A Sumptuous 'Sylvia' From the Royal Ballet
by Zoe Strimpel
Wed, 20 Feb 2008 at 1:35 PM
And so to the Royal Opera House last night to see Torquato Tasso's "Sylvia," which the Royal Ballet is performing only sporadically this season. (It is competing with, among others, "La Traviata," "Die Zauberflöte," and "A Midsummer Night's Dream" at the ROH this month and next.) It was certainly worth the wait. This ballet of gods and nymphs and other mythological creatures (music by Léo Delibes, choreography by Frederick Ashton, staging by Christopher Newton) was rendered in a style so detailed and luxurious that it was hard sometimes to focus on anything but the marvelous colors and textures whirling onstage.
Another draw, though, was the wonderful Thiago Soares, a Brazilian-born dancer and Royal Ballet principal I interviewed a few months back. Apart from being charm on legs, Mr. Soares has an unusual background that makes his current success all the more pleasing. He got his start in performance art when he was sent to circus school, at age 12, by parents eager to keep their energetic but bored child off the streets after school. He used his developing acrobatic skills to entertain crowds on the street by dancing hip-hop and capoeira with his buddies. An obvious talent, he was then sent to the more formal Center for Dance in Rio de Janeiro, and from there he began international touring and success that led to his winning Outstanding Male Artist (Classical) at the Critics' Circle National Dance Awards in 2004, two years after he joined the Royal Ballet, where he became a principal in 2006. Rather wonderfully, he fell for a colleague at the Royal Ballet, the equally talented Argentinean dancer, Marianela Nuñez.
Last night, the muscular Mr. Soares played Orion, the evil (and strapping) god who falls for the beautiful Sylvia (played by Ms. Nuñez) and tries to force her to love him. He is unsuccessful, however, as Sylvia manages to escape his clutches and, chaperoned by the god Eros, is reunited with her lover, the shepherd Aminta. The scene between Mr. Soares and Ms. Nuñez is intoxicating. Knowing the two are a couple in real life only adds to the chemistry (as does Sylvia's costume — a virtual bikini of jewels).

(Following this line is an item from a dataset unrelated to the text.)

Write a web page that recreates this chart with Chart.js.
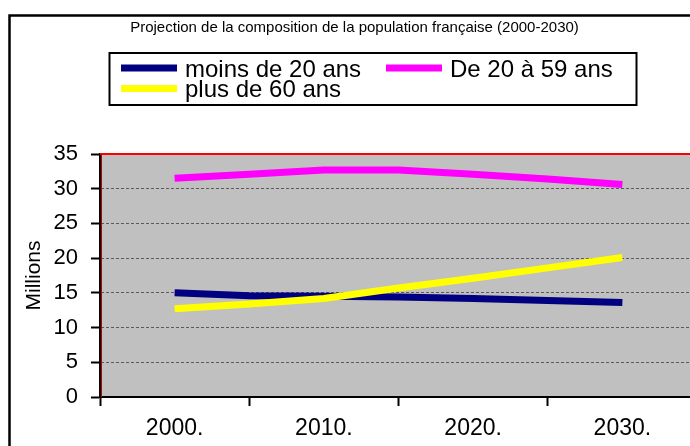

To some, the story may sound like typical balletic tosh — a lot of complexity and little substance. Indeed, in 1967, 15 years after he created "Sylvia," Ashton, the former choreographer of the Royal Ballet, decided to whittle it down to just one act. By 1988, the year Ashton died, only the third act was being performed. But shortly before his death, Ashton encouraged Mr. Newton, his onetime ballet master at the Royal Ballet, to put it back together, since he had been so impressed with Mr. Newton's revival of "Ondine." Ashton would be proud of this production. This is not mere excess; it's a bewilderingly lovely sequence of scenes that hang together in a way some ballets just do not. ("The Nutcracker" springs to mind.) And is a love story with a happy ending really such a bad thing? Surely not.